Clair-de-Lune was a fortuitous op shop find, because this is a book I've been meaning to read for a long time. I became Facebook friends with Cassandra Golds after meeting her once years ago, I adored The Museum of Mary Child, but Clair-de-Lune was written in 2004. Golds and I seem to have had quite similar tastes in childhood reading (ballet books, Narnia, the incomparable Nicholas Stuart Gray) and Clair-de-Lune combines the most magical elements of my favourite books into one irresistible package.

It's a fabulous story -- by which I mean, it's like a fable. Small, silent Clair-de-Lune lives in a tall old building filled with mysterious inhabitants in a city that seems quite like Paris. She lives with her grandmother in genteel poverty, just like Sylvia and her great-aunt in The Wolves of Willoughby Chase, except that Clair-de-Lune's grandmother is mean, unlike Sylvia's gentle aunt. Two of the most mysterious inhabitants are the kind monk, Brother Inchmahone (yes, there is a whole monastery secreted in the building, behind a stone door) and the chatty, excitable mouse Bonaventure, whose dream it is to start a ballet school for mice. (Shades of Narnia's gallant Reepicheep!)

To say more would be to spoil the story, but suffice it to say that Clair-de-Lune, most unexpectedly, made me cry. I'm a jaded old reader these days and I can't remember the last time I cried at a book, but Clair-de-Lune did it. This book is a gorgeous treasure, old-fashioned in the best possible way.

3.8.23

Davita's Harp

What a miserable-looking girl! There are more appealing covers for this novel out there, but this is the one I picked up from Brotherhood Books in the middle of my Chaim Potok binge last year. Maybe I'd overdone it because I started reading Davita's Harp months ago and then abruptly gave up -- I couldn't handle yet another story of a morose child in dismal 1930s New York, struggling to understand the threatening rules of the adult world. So Davita's Harp has sat sadly on my reading pile with a bookmark near the start, until I relented and picked it up again.

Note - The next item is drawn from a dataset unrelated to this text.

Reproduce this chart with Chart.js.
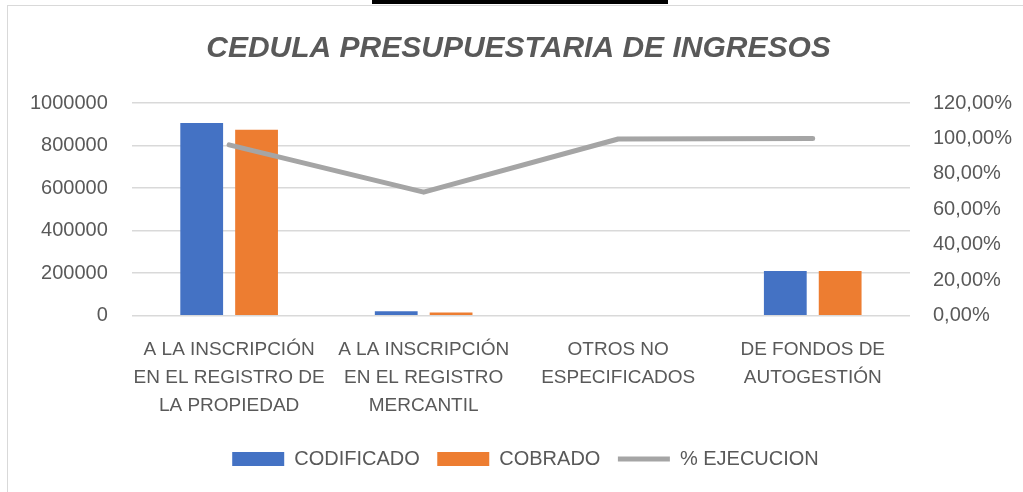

Maybe I just wasn't in the right mood back then, maybe I had spent too long in Potok's world and needed a break, but this time around I quickly became absorbed in Davita's world and this novel might even have become my favourite of Potok's works. For one thing, it actually features a girl as the main character -- the only one of Potok's novels to do so. It also approaches his usual material -- orthodox Jewish community, politics, not fitting in, parents and children -- from a different angle. This time, the family are outside the Jewish community: Davita's Jewish mother has renounced her faith, driven to rebellion by an abusive, sexist father, and married a non-Jewish man, Davita's father. The usual central relationship in Potok's novels is between father and son; this time, it's mother and daughter. It's almost as if Potok challenged himself to break all his own rules! And instead of the central character chafing against the strict demands of Hasidic Judaism, this time Davita finds herself drawn toward the comfort of ritual and community, and gradually coming to embrace her Jewish identity, while still clashing with its misogynistic assumptions and injustices.

I found the background of Communist party activism and the Spanish Civil War fascinating, and it was timely in that I also recently watched Oppenheimer and began reading Anna Funder's book Wifedom about Eileen Blair, George Orwell's wife, and her involvement in Spain. It's so weird how these things seem to converge, time and again, without any conscious effort on my part!